Baidu is testing neural networks that can match job seekers to jobs

The Chinese company’s technology identifies candidates whose skills meet employers’ needs.

The news: In a recent paper, Baidu researchers showed how their neural net can work out from their résumés which skills job seekers possess, and spot what skills certain job postings are asking for. The software then pairs up the best matches.

How it works: The model, called the Person-Job Fit Neural Network, learns which words and phrases in job listings correspond with skills a candidate might have. For example, “product development procedure” and “documenting” are terms that often signal a need for program management experience. The algorithm uses its database to learn whether someone’s job history indicates the relevant experience for the role. These candidates are then flagged as a potential match for the vacancy.

Where it falls short: In a test, the system had a hard time matching educational job requirements, because its sample overwhelmingly had the same requirement of “bachelor’s degree or higher.” This lack of data-set diversity made it difficult for the algorithm to identify which candidates had a better educational background for each position.

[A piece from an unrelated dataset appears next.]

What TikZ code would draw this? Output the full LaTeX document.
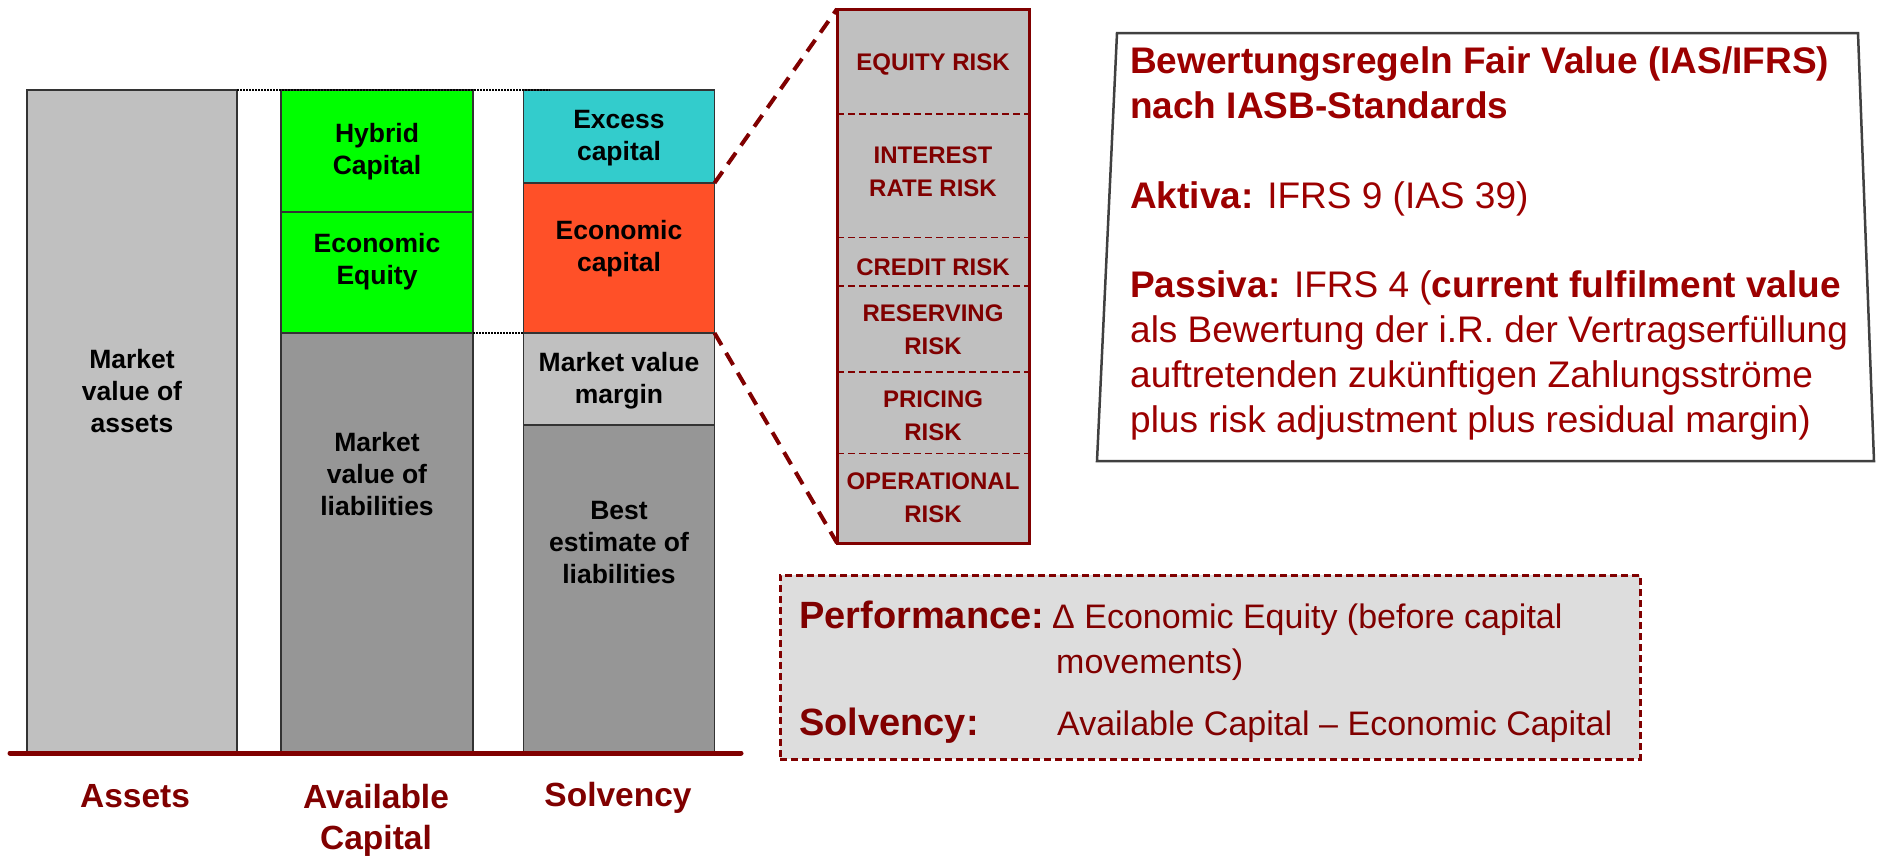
\documentclass[tikz,border=0pt]{standalone}
\usepackage{fontspec}
\setmainfont{Liberation Sans}
\usetikzlibrary{calc}

\definecolor{dred}{HTML}{800000}
\definecolor{fvred}{HTML}{9C0000}
\definecolor{lightbar}{HTML}{C0C0C0}
\definecolor{darkbar}{HTML}{969696}
\definecolor{eqgreen}{HTML}{00FF00}
\definecolor{exccyan}{HTML}{33CCCC}
\definecolor{ecored}{HTML}{FF5028}
\definecolor{kpigray}{HTML}{DDDDDD}
\definecolor{framegray}{HTML}{404040}
\definecolor{barline}{HTML}{333333}

\begin{document}
\begin{tikzpicture}[x=1pt,y=-1pt,
  bar/.style={draw=barline, line width=1.3pt, inner sep=0pt, outer sep=0pt},
  bartext/.style={font=\fontsize{26.5}{32}\selectfont\bfseries, align=center, text=black, inner sep=0pt},
  axislabel/.style={font=\fontsize{33.5}{41}\selectfont\bfseries, align=center, text=dred, inner sep=0pt},
  risktext/.style={font=\fontsize{24}{33}\selectfont\bfseries, align=center, text=dred, inner sep=0pt},
  zoomline/.style={draw=dred, line width=4pt, dash pattern=on 14pt off 9pt},
  guide/.style={draw=black, line width=1.5pt, dash pattern=on 1.5pt off 1.5pt},
  sepline/.style={draw=dred, line width=1.5pt, dash pattern=on 7pt off 4pt},
  fvtext/.style={anchor=base west, inner sep=0pt, text=fvred, font=\fontsize{37}{45}\selectfont},
  kpilabel/.style={anchor=base west, inner sep=0pt, text=dred, font=\fontsize{38}{45}\selectfont\bfseries},
  kpitext/.style={anchor=base west, inner sep=0pt, text=dred, font=\fontsize{34}{45}\selectfont}]
\useasboundingbox (0,0) rectangle (1877,857);

% --- balance sheet columns ---
\node[bar, fill=lightbar, minimum width=210pt, minimum height=663pt] (assets) at (132,421.5) {};

\node[bar, fill=eqgreen, minimum width=192pt, minimum height=122pt] (hybrid) at (377,151) {};
\node[bar, fill=eqgreen, minimum width=192pt, minimum height=121pt] (econeq) at (377,272.5) {};
\node[bar, fill=darkbar, minimum width=192pt, minimum height=420pt] (mvl) at (377,543) {};

\node[bar, fill=exccyan, minimum width=191pt, minimum height=93pt] (excess) at (619,136.5) {};
\node[bar, fill=ecored, minimum width=191pt, minimum height=150pt] (econcap) at (619,258) {};
\node[bar, fill=lightbar, minimum width=191pt, minimum height=92pt] (mvm) at (619,379) {};
\node[bar, fill=darkbar, minimum width=191pt, minimum height=328pt] (best) at (619,589) {};

% column texts
\node[bartext] (assetsT) at (132,391) {Market\\value of\\assets};
\node[bartext] (hybridT) at (377,152) {Hybrid\\Capital};
\node[bartext] (econeqT) at (377,262) {Economic\\Equity};
\node[bartext] (mvlT) at (377,474) {Market\\value of\\liabilities};
\node[bartext] (excessT) at (619,138) {Excess\\capital};
\node[bartext] (econcapT) at (619,249) {Economic\\capital};
\node[bartext] (mvmT) at (619,381) {Market value\\margin};
\node[bartext] (bestT) at (619,543) {Best\\estimate of\\liabilities};

% dotted level guides
\coordinate (topend) at (550,90);
\draw[guide] (assets.north east) -- (topend);
\draw[guide] (econeq.south east) -- (mvm.north west);

% base line and axis labels
\coordinate (axisL) at (10,753);
\coordinate (axisR) at (741,753);
\draw[dred, line width=5pt, line cap=round] (axisL) -- (axisR);
\node[axislabel] (labA) at (135,796) {Assets};
\node[axislabel] (labB) at (376,820) {Available\\Capital};
\node[axislabel] (labC) at (618,798) {Solvency};

% --- risk breakdown of the economic capital ---
\node[draw=dred, line width=3pt, fill=lightbar, minimum width=192pt, minimum height=534pt, inner sep=0pt, outer sep=0pt] (risk) at (933,276) {};
\foreach \yy in {114,237.5,286,372,453.6}
  \draw[sepline] (risk.west |- 0,\yy) -- (risk.east |- 0,\yy);
\draw[zoomline] (econcap.north east) -- (risk.north west);
\draw[zoomline] (econcap.south east) -- (risk.south west);
\node[risktext] (r1) at (933,64) {EQUITY RISK};
\node[risktext] (r2) at (933,172) {INTEREST\\RATE RISK};
\node[risktext] (r3) at (933,267) {CREDIT RISK};
\node[risktext] (r4) at (933,330) {RESERVING\\RISK};
\node[risktext] (r5) at (933,416) {PRICING\\RISK};
\node[risktext] (r6) at (933,498) {OPERATIONAL\\RISK};

% --- valuation rules panel ---
\coordinate (fvA) at (1117,33);
\coordinate (fvB) at (1858,33);
\coordinate (fvC) at (1874,461);
\coordinate (fvD) at (1097,461);
\draw[draw=framegray, line width=2.5pt, fill=white, line join=miter] (fvA) -- (fvB) -- (fvC) -- (fvD) -- cycle;
\node[fvtext] (fv1) at (1130,73) {\bfseries Bewertungsregeln Fair Value (IAS/IFRS)};
\node[fvtext] (fv2) at (1130,118) {\bfseries nach IASB-Standards};
\node[fvtext] (fv3) at (1130,208) {\textbf{Aktiva:} IFRS 9 (IAS 39)};
\node[fvtext] (fv4) at (1130,297) {\textbf{Passiva:} IFRS 4 (\textbf{current fulfilment value}};
\node[fvtext] (fv5) at (1130,342) {als Bewertung der i.R. der Vertragserfüllung};
\node[fvtext] (fv6) at (1130,387) {auftretenden zukünftigen Zahlungsströme};
\node[fvtext] (fv7) at (1130,432) {plus risk adjustment plus residual margin)};

% --- performance / solvency definitions ---
\node[draw=dred, line width=3pt, dash pattern=on 7pt off 4pt, fill=kpigray, minimum width=860pt, minimum height=184pt, inner sep=0pt] (kpi) at (1210,667) {};
\node[kpilabel] (perfL) at (799,628) {Performance:};
\node[kpitext] (perfT) at (1052,628) {Δ Economic Equity (before capital};
\node[kpitext] (perfT2) at (1056,673) {movements)};
\node[kpilabel] (solvL) at (799,735) {Solvency:};
\node[kpitext] (solvT) at (1057,735) {Available Capital – Economic Capital};
\end{tikzpicture}
\end{document}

What’s in it for them? Since Baidu owns the world’s second largest search engine, it’s likely the company could use this technology to help better target job ads.

Use with caution: If bias exists in previous hires, it can creep into systems like this, posing a disadvantage to certain groups that may not be presented with the same job opportunities. As communications professor Safiya Umoja Noble told us earlier this year, bias already exists in search engine results, and it’s only going to get worse.